Когда Адам впечатал его в стену, без слов и прелюдий, Ларс вдруг обрадовался случившемуся. Может ситуация и вышла неловкой: сначала он испуганно подпрыгнул, когда открыл дверь и наткнулся на нежданного гостя, а потом они ошалевше смотрели друг на друга, не зная что делать теперь. Извиниться? Отвернуться? Прикрыться? Брэтфилд оказался более находчивым, он прижал Ларса к стене и поцеловал, заскользив ладонями по теплому телу, пахнущему гелем с запахом брусники. И Ларс был ему за это дико благодарен, отзывчиво отозвавшись на ласку.
Он привык, что Адам отстраняется. Уходит в самый ответственный момент, оставляя Ларса возбужденным и неудовлетворенным. Это бесило, раздражало, нервировало, разочаровывало и, конечно, расстраивало. Красноволосый прошел несколько стадий принятия этого факта: удивление и мысль «Сегодня не время, в другой раз», самокопание, самобичевание и пришел к пофигизму. На самом деле, не так уж ему пофиг было, просто он решил ждать. Ждать, когда Адам сдастся и перейдет к следующему этапу их отношений сам. Ждать имело смысл хотя бы потому что он возвращался и шел навстречу, так что Ларс решил стоически терпеть, чтобы после узнать ответы на свои многочисленные вопросы.
Но сейчас ему до них дела не было, он задыхался от накатившего, жаркого возбуждения, сковывающего по рукам и ногам. Будь его воля, и он прижался бы еще сильнее, крепче, потянул Адама на себя, может быть, даже попытался перехватить инициативу, но боялся спугнуть и потому все больше принимал чужую власть. Позволял терзать свою шею зубами, оставлять собственнические красные метки, сжимать зубами горло. Трогать, где вздумается и как вздумается. Он так скучал по Адаму, так ждал, что сейчас его сердце взволнованно отбивало неясный ритм, то пропуская удары, то делая лишние. У Ларса перехватывало дыхание от происходящего и, когда он решил, что Адам больше не отстранится, он взялся руками за ткань толстовки и скинул ее на пол. Улыбнулся томно своему любовнику и сам прижался к его тонким губам жадным, глубоким поцелуем.
- Идем на диван… - пробубнил Ларс в губы Адама, крепче к нему прижимаясь и мягко утягивая за собой за руку.
Оказавшись спиной на диване, Андерссон довольно улыбнулся и подставил шею под ласку.
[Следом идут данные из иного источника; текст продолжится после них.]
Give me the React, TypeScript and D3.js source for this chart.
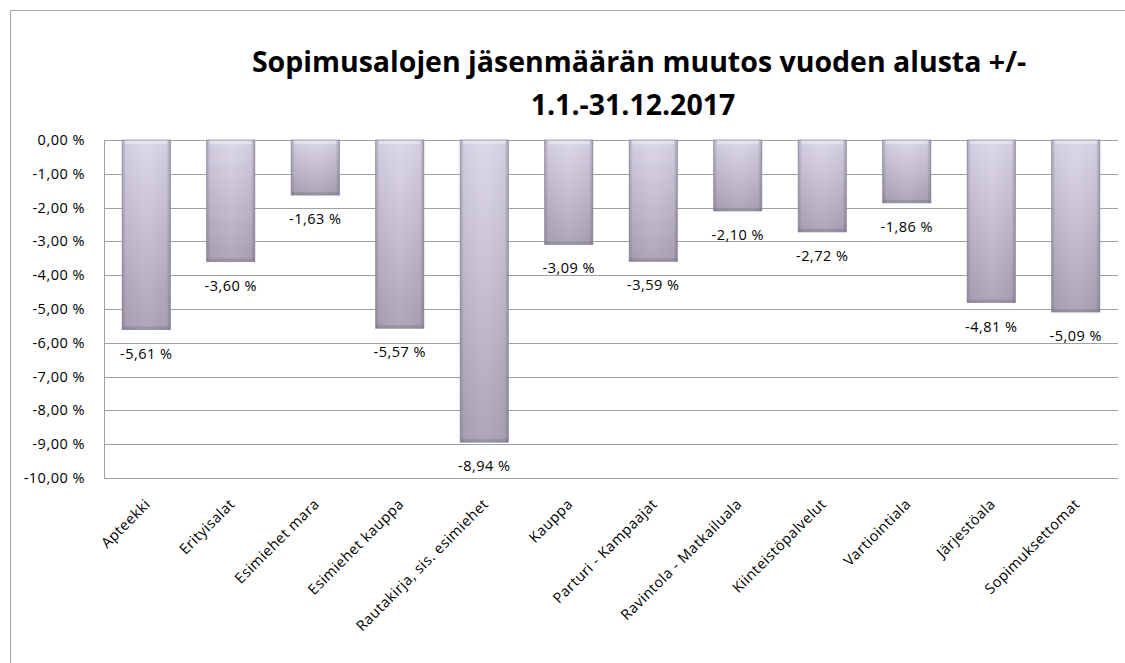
import * as d3 from "d3";

const categories = [
  "Apteekki",
  "Erityisalat",
  "Esimiehet mara",
  "Esimiehet kauppa",
  "Rautakirja, sis. esimiehet",
  "Kauppa",
  "Parturi - Kampaajat",
  "Ravintola - Matkailuala",
  "Kiinteistöpalvelut",
  "Vartiointiala",
  "Järjestöala",
  "Sopimuksettomat",
];

const changes = [-5.61, -3.6, -1.63, -5.57, -8.94, -3.09, -3.59, -2.1, -2.72, -1.86, -4.81, -5.09];

const yTicks = [0, -1, -2, -3, -4, -5, -6, -7, -8, -9, -10];

const titleLines = ["Sopimusalojen jäsenmäärän muutos vuoden alusta +/-", "1.1.-31.12.2017"];

const W = 1125;
const H = 663;
const FONT = "'Open Sans', 'DejaVu Sans', sans-serif";
const SMALL = 14.5;
const SPACING = 0.5;

const fmt = (v: number) => d3.format(".2f")(v).replace("−", "-").replace(".", ",") + " %";

export default function App() {
  const plot = { left: 104, right: 1118, top: 140, bottom: 478 };

  const x = d3
    .scaleBand()
    .domain(categories)
    .range([plot.left, plot.right])
    .paddingInner(0.43)
    .paddingOuter(0.215);

  const y = d3.scaleLinear().domain([-10, 0]).range([plot.bottom, plot.top]);

  const bw = x.bandwidth();

  return (
    <svg
      width={W}
      height={H}
      viewBox={`0 0 ${W} ${H}`}
      style={{ position: "absolute", left: 0, top: 0, background: "#fff" }}
    >
      <defs>
        <linearGradient id="barFill" x1="0" y1="0" x2="0" y2="1">
          <stop offset="0%" stopColor="#dcd6ea" />
          <stop offset="100%" stopColor="#a9a2b5" />
        </linearGradient>
        <linearGradient id="barEdge" x1="0" y1="0" x2="1" y2="0">
          <stop offset="0%" stopColor="#5a5366" stopOpacity={0.35} />
          <stop offset="8%" stopColor="#5a5366" stopOpacity={0.06} />
          <stop offset="50%" stopColor="#ffffff" stopOpacity={0.05} />
          <stop offset="92%" stopColor="#5a5366" stopOpacity={0.06} />
          <stop offset="100%" stopColor="#5a5366" stopOpacity={0.4} />
        </linearGradient>
      </defs>

      {/* frame */}
      <line x1={10.5} y1={10.5} x2={W} y2={10.5} stroke="#a6a6a6" />
      <line x1={10.5} y1={10.5} x2={10.5} y2={H} stroke="#a6a6a6" />

      {/* title */}
      <text x={639} y={72} textAnchor="middle" fontFamily={FONT} fontWeight={700} fontSize={28.5} fill="#000">
        {titleLines[0]}
      </text>
      <text x={633} y={115} textAnchor="middle" fontFamily={FONT} fontWeight={700} fontSize={28.5} fill="#000">
        {titleLines[1]}
      </text>

      {/* gridlines */}
      {yTicks.map((t) => (
        <line
          key={t}
          x1={plot.left}
          x2={plot.right}
          y1={Math.round(y(t)) + 0.5}
          y2={Math.round(y(t)) + 0.5}
          stroke="#a0a0a0"
          strokeWidth={1}
        />
      ))}
      <line x1={plot.left + 0.5} x2={plot.left + 0.5} y1={y(0)} y2={y(-10) + 0.5} stroke="#a0a0a0" />

      {/* y tick labels */}
      {yTicks.map((t) => (
        <text
          key={t}
          x={85}
          y={y(t) + 5}
          textAnchor="end"
          fontFamily={FONT}
          fontSize={SMALL}
          letterSpacing={SPACING}
          fill="#000"
        >
          {fmt(t)}
        </text>
      ))}

      {/* bars */}
      {categories.map((c, i) => {
        const x0 = x(c) || 0;
        const y0 = y(0);
        const h = y(changes[i]) - y0;
        return (
          <g key={c}>
            <rect x={x0} y={y0} width={bw} height={h} fill="url(#barFill)" stroke="#9c95a6" strokeWidth={0.8} />
            <rect x={x0} y={y0} width={bw} height={h} fill="url(#barEdge)" />
            <rect x={x0 + 3} y={y0 + 1} width={bw - 6} height={3} fill="#ffffff" opacity={0.35} />
            <rect x={x0} y={y0 + h - 3} width={bw} height={3} fill="#6e6779" opacity={0.3} />
          </g>
        );
      })}

      {/* value labels */}
      {categories.map((c, i) => (
        <text
          key={c}
          x={(x(c) || 0) + bw / 2}
          y={y(changes[i]) + 29}
          textAnchor="middle"
          fontFamily={FONT}
          fontSize={SMALL}
          letterSpacing={SPACING}
          fill="#000"
        >
          {fmt(changes[i])}
        </text>
      ))}

      {/* category labels */}
      {categories.map((c) => (
        <text
          key={c}
          transform={`translate(${(x(c) || 0) + bw / 2 + 5},${plot.bottom + 27}) rotate(-45)`}
          textAnchor="end"
          fontFamily={FONT}
          fontSize={SMALL}
          letterSpacing={SPACING}
          fill="#000"
        >
          {c}
        </text>
      ))}
    </svg>
  );
}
Предвкушение свело судорогами мышцы, он давно хотел и теперь, кажется, получит свое. Схватившись пальцами за футболку Адама, Ларс рывком дернул ее вверх, тут же схватился за ремень Джинс, что так неприятно царапал его живот, когда они обнимались слишком крепко, ерзая от нетерпения и жадности. Медленно расстегнул, дернул пуговицу и вжикнул молнию вниз, бегло огладив пальцами вставший член. Судорожно вздохнул, томно смотря на Адама, и сжал его покрепче в своей руке, потирая сквозь тонкую ткань белья.
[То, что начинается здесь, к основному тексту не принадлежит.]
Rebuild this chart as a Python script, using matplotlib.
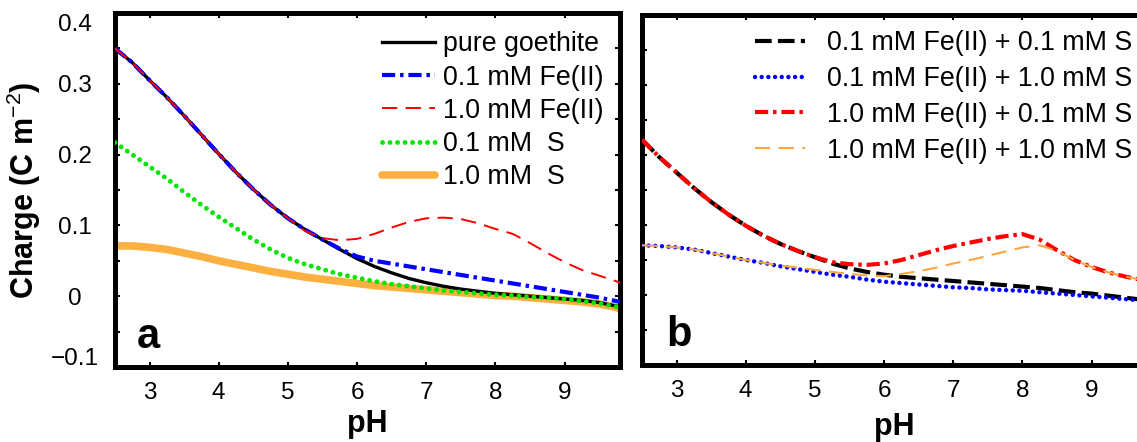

- Помоги снять… - тихо шепнул Ларс, и когда его любовник отстранился, вставая на колени, он потянулся за ним следом, сдергивая джинсы и белье вниз, стягивая и отбрасывая в сторону ненужную одежду.
Пользуясь случаем, он нырнул ниже, устраиваясь животом на диване, и поймал губами влажную головку. Напряженно выдохнул через нос и устроился удобнее, лаская пальцами мошонку и губами возбужденную плоть, помогая себе рукой, проводя по всей длине сильно и уверенно. Горячо и влажно вздыхая, Ларс старался взять глубже, неторопливо лаская желанного мужчину. Наслаждаясь процессом, он мягко вылизывал его, давил языком, кружил вокруг головки, стремясь лишить Адама рассудка.
[NIC]Lars[/NIC]

0

20

Секс - это всегда хорошо. А еще лучший секс с тем, к кому ты привязан, кого ты.. Любишь, наверное. С тем, к кому тянет не только непослушная плоть, но и душа, которой только и необходимо, что определенное тепло и определенная ласка. Можно за всю жизнь трахать многих, а любить одного. Можно размениваться по пустякам, думая, что так и нужно, и в итоге так и не понять, почему оказался несчастным. Адам всегда разменивался. Растрачивал себя, проворачивая какие-то неведомые дела, карабкаясь по жизни, как по канату, срывался, но настойчиво полз вверх. При этом он всегда хотел быть до конца честным с собой, ведь это же правильно - не врать себе, иначе рано или поздно съедешь с катушек и проведешь остаток жизни в канализации или психушке, где мягкие стены и улыбчивые медбратья. Вот и сейчас не было смысла себя обманывать - он хотел этого мужчину, и хотел давно, но каждый раз останавливал себя, потому что не был уверен в том, что Ларс готов. Что для него это не пустяк, не трофей, не просто секс. Адам хотел быть уверенным в том, что он не очередной, что он самый главный. И единственный.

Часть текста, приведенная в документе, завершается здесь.